WHAT IS BEING ASKED -
Write out the material exactly. Do not include the pictures.

╔══

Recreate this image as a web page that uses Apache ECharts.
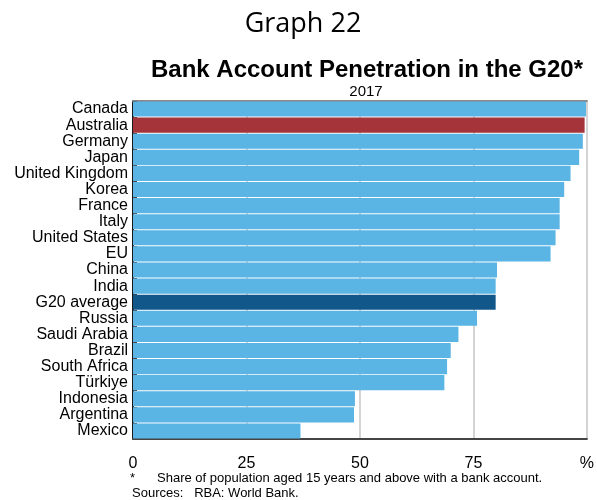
<!DOCTYPE html>
<html>
<head>
<meta charset="utf-8">
<script src="https://cdn.jsdelivr.net/npm/echarts@6/dist/echarts.min.js"></script>
<style>
  html, body { margin: 0; padding: 0; background: #fff; }
  #chart { width: 597px; height: 500px; }
</style>
</head>
<body>
<div id="chart"></div>
<script>
// Share of population aged 15+ with a bank account, 2017 (%)
const countries = [
  'Canada', 'Australia', 'Germany', 'Japan', 'United Kingdom', 'Korea', 'France',
  'Italy', 'United States', 'EU', 'China', 'India', 'G20 average', 'Russia',
  'Saudi Arabia', 'Brazil', 'South Africa', 'Türkiye', 'Indonesia', 'Argentina', 'Mexico'
];
const penetration = [
  99.8, 99.5, 99.1, 98.3, 96.4, 95.0, 94.0,
  94.0, 93.1, 92.0, 80.2, 79.9, 79.9, 75.8,
  71.7, 70.0, 69.2, 68.6, 48.9, 48.7, 36.9
];
const xTicks = [0, 25, 50, 75, 100];

const BLUE = '#5AB4E4';
const RED = '#A4343A';
const NAVY = '#12578A';

function barColour(name) {
  if (name === 'Australia') return RED;
  if (name === 'G20 average') return NAVY;
  return BLUE;
}

const chart = echarts.init(document.getElementById('chart'), null, { renderer: 'canvas' });
const FONT = '"Liberation Sans", Arial, sans-serif';

chart.setOption({
  animation: false,
  backgroundColor: '#fff',
  title: [
    { text: 'Graph 22', left: 298, top: 6, textAlign: 'center',
      textStyle: { fontFamily: '"Open Sans", sans-serif', fontWeight: 'normal', fontSize: 27, color: '#000' } },
    { text: 'Bank Account Penetration in the G20*', left: 362, top: 53, textAlign: 'center',
      textStyle: { fontFamily: FONT, fontWeight: 'bold', fontSize: 24, color: '#000' } },
    { text: '2017', left: 361, top: 79, textAlign: 'center',
      textStyle: { fontFamily: FONT, fontWeight: 'normal', fontSize: 15, color: '#000' } }
  ],
  graphic: [
    { type: 'text', left: 130, top: 472,
      style: { text: '*', font: '13px ' + FONT, fill: '#000' } },
    { type: 'text', left: 157, top: 472,
      style: { text: 'Share of population aged 15 years and above with a bank account.', font: '13px ' + FONT, fill: '#000' } },
    { type: 'text', left: 132, top: 487,
      style: { text: 'Sources:   RBA: World Bank.', font: '13px ' + FONT, fill: '#000' } }
  ],
  grid: { left: 133, right: 7, top: 101, height: 338, containLabel: false },
  xAxis: [
    {
      type: 'value', min: 0, max: 100, interval: 25,
      axisLine: { show: true, lineStyle: { color: '#444', width: 2 } },
      axisTick: { show: false },
      splitLine: { show: true, lineStyle: { color: '#d4d4d4', width: 2 } },
      axisLabel: {
        margin: 17, fontFamily: FONT, fontSize: 16, color: '#000',
        formatter: v => (v === xTicks[xTicks.length - 1] ? '%' : String(v))
      }
    },
    {
      type: 'value', position: 'top', min: 0, max: 100,
      axisLine: { show: true, lineStyle: { color: '#888', width: 2 } },
      axisTick: { show: false }, axisLabel: { show: false }, splitLine: { show: false }
    }
  ],
  yAxis: [
    {
      type: 'category', data: countries, inverse: true,
      axisLine: { show: true, lineStyle: { color: '#444', width: 1.5 } },
      axisTick: { show: true, inside: true, length: 4, lineStyle: { color: '#444' } },
      axisLabel: { interval: 0, margin: 5, fontFamily: FONT, fontSize: 16, color: '#000' }
    },
    {
      type: 'category', data: countries, inverse: true, position: 'right',
      axisLine: { show: true, lineStyle: { color: '#000', width: 1.5 } },
      axisTick: { show: false }, axisLabel: { show: false }
    }
  ],
  series: [{
    type: 'bar',
    barCategoryGap: '6%',
    data: countries.map((c, i) => ({ value: penetration[i], itemStyle: { color: barColour(c) } })),
    silent: true
  }]
});
</script>
</body>
</html>
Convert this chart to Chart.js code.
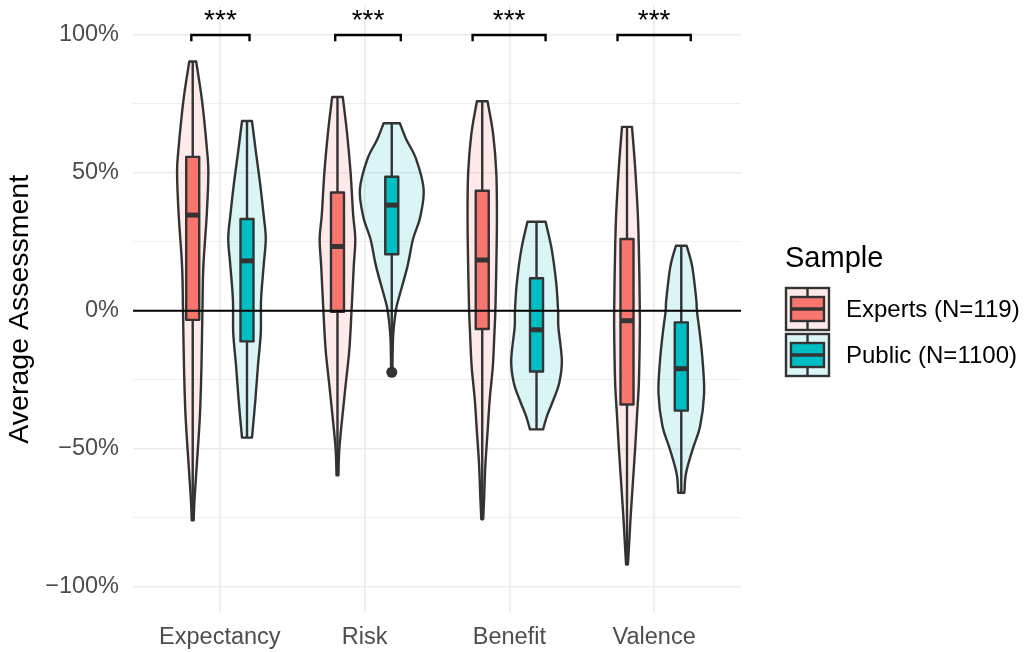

╚══

WRITTEN RESPONSE -
Recreate this image as a web page that uses Apache ECharts.
<!DOCTYPE html>
<html>
<head>
<meta charset="utf-8">
<script src="https://cdn.jsdelivr.net/npm/echarts@6/dist/echarts.min.js"></script>
<style>
  html, body { margin: 0; padding: 0; background: #fff; }
  #chart { width: 597px; height: 500px; }
</style>
</head>
<body>
<div id="chart"></div>
<script>
// Share of population aged 15+ with a bank account, 2017 (%)
const countries = [
  'Canada', 'Australia', 'Germany', 'Japan', 'United Kingdom', 'Korea', 'France',
  'Italy', 'United States', 'EU', 'China', 'India', 'G20 average', 'Russia',
  'Saudi Arabia', 'Brazil', 'South Africa', 'Türkiye', 'Indonesia', 'Argentina', 'Mexico'
];
const penetration = [
  99.8, 99.5, 99.1, 98.3, 96.4, 95.0, 94.0,
  94.0, 93.1, 92.0, 80.2, 79.9, 79.9, 75.8,
  71.7, 70.0, 69.2, 68.6, 48.9, 48.7, 36.9
];
const xTicks = [0, 25, 50, 75, 100];

const BLUE = '#5AB4E4';
const RED = '#A4343A';
const NAVY = '#12578A';

function barColour(name) {
  if (name === 'Australia') return RED;
  if (name === 'G20 average') return NAVY;
  return BLUE;
}

const chart = echarts.init(document.getElementById('chart'), null, { renderer: 'canvas' });
const FONT = '"Liberation Sans", Arial, sans-serif';

chart.setOption({
  animation: false,
  backgroundColor: '#fff',
  title: [
    { text: 'Graph 22', left: 298, top: 6, textAlign: 'center',
      textStyle: { fontFamily: '"Open Sans", sans-serif', fontWeight: 'normal', fontSize: 27, color: '#000' } },
    { text: 'Bank Account Penetration in the G20*', left: 362, top: 53, textAlign: 'center',
      textStyle: { fontFamily: FONT, fontWeight: 'bold', fontSize: 24, color: '#000' } },
    { text: '2017', left: 361, top: 79, textAlign: 'center',
      textStyle: { fontFamily: FONT, fontWeight: 'normal', fontSize: 15, color: '#000' } }
  ],
  graphic: [
    { type: 'text', left: 130, top: 472,
      style: { text: '*', font: '13px ' + FONT, fill: '#000' } },
    { type: 'text', left: 157, top: 472,
      style: { text: 'Share of population aged 15 years and above with a bank account.', font: '13px ' + FONT, fill: '#000' } },
    { type: 'text', left: 132, top: 487,
      style: { text: 'Sources:   RBA: World Bank.', font: '13px ' + FONT, fill: '#000' } }
  ],
  grid: { left: 133, right: 7, top: 101, height: 338, containLabel: false },
  xAxis: [
    {
      type: 'value', min: 0, max: 100, interval: 25,
      axisLine: { show: true, lineStyle: { color: '#444', width: 2 } },
      axisTick: { show: false },
      splitLine: { show: true, lineStyle: { color: '#d4d4d4', width: 2 } },
      axisLabel: {
        margin: 17, fontFamily: FONT, fontSize: 16, color: '#000',
        formatter: v => (v === xTicks[xTicks.length - 1] ? '%' : String(v))
      }
    },
    {
      type: 'value', position: 'top', min: 0, max: 100,
      axisLine: { show: true, lineStyle: { color: '#888', width: 2 } },
      axisTick: { show: false }, axisLabel: { show: false }, splitLine: { show: false }
    }
  ],
  yAxis: [
    {
      type: 'category', data: countries, inverse: true,
      axisLine: { show: true, lineStyle: { color: '#444', width: 1.5 } },
      axisTick: { show: true, inside: true, length: 4, lineStyle: { color: '#444' } },
      axisLabel: { interval: 0, margin: 5, fontFamily: FONT, fontSize: 16, color: '#000' }
    },
    {
      type: 'category', data: countries, inverse: true, position: 'right',
      axisLine: { show: true, lineStyle: { color: '#000', width: 1.5 } },
      axisTick: { show: false }, axisLabel: { show: false }
    }
  ],
  series: [{
    type: 'bar',
    barCategoryGap: '6%',
    data: countries.map((c, i) => ({ value: penetration[i], itemStyle: { color: barColour(c) } })),
    silent: true
  }]
});
</script>
</body>
</html>
Convert this chart to Chart.js code.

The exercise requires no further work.